_WHAT THE TASK REQUIRES:_
Copy out the listing in full, exactly as written, but not its pictures.

_DATA EXTRACT:_
╭──
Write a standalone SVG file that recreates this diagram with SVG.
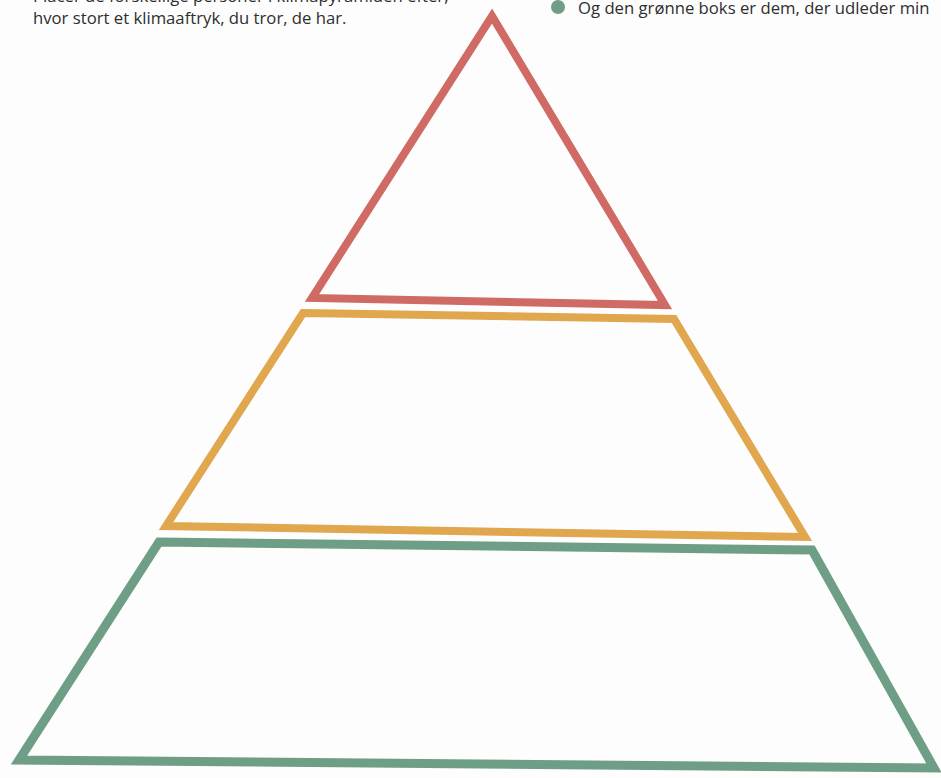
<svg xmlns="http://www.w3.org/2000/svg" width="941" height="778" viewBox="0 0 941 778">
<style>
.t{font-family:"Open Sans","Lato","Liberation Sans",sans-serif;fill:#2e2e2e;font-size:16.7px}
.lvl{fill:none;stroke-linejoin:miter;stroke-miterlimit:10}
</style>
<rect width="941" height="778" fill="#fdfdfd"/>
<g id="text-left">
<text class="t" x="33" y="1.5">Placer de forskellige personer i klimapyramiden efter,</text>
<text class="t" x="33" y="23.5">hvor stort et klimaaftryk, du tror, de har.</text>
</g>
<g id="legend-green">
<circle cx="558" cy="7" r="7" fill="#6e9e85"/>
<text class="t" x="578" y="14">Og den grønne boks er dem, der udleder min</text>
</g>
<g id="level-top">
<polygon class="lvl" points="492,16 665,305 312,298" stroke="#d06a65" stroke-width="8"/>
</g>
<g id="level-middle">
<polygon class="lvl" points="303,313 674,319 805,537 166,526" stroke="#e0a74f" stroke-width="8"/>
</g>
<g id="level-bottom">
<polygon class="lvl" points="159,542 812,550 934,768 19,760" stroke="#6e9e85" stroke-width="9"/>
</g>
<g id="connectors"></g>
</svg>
╰──
_OUTPUT BELOW:_
Write a standalone SVG file that recreates this diagram with SVG.
<svg xmlns="http://www.w3.org/2000/svg" width="941" height="778" viewBox="0 0 941 778">
<style>
.t{font-family:"Open Sans","Lato","Liberation Sans",sans-serif;fill:#2e2e2e;font-size:16.7px}
.lvl{fill:none;stroke-linejoin:miter;stroke-miterlimit:10}
</style>
<rect width="941" height="778" fill="#fdfdfd"/>
<g id="text-left">
<text class="t" x="33" y="1.5">Placer de forskellige personer i klimapyramiden efter,</text>
<text class="t" x="33" y="23.5">hvor stort et klimaaftryk, du tror, de har.</text>
</g>
<g id="legend-green">
<circle cx="558" cy="7" r="7" fill="#6e9e85"/>
<text class="t" x="578" y="14">Og den grønne boks er dem, der udleder min</text>
</g>
<g id="level-top">
<polygon class="lvl" points="492,16 665,305 312,298" stroke="#d06a65" stroke-width="8"/>
</g>
<g id="level-middle">
<polygon class="lvl" points="303,313 674,319 805,537 166,526" stroke="#e0a74f" stroke-width="8"/>
</g>
<g id="level-bottom">
<polygon class="lvl" points="159,542 812,550 934,768 19,760" stroke="#6e9e85" stroke-width="9"/>
</g>
<g id="connectors"></g>
</svg>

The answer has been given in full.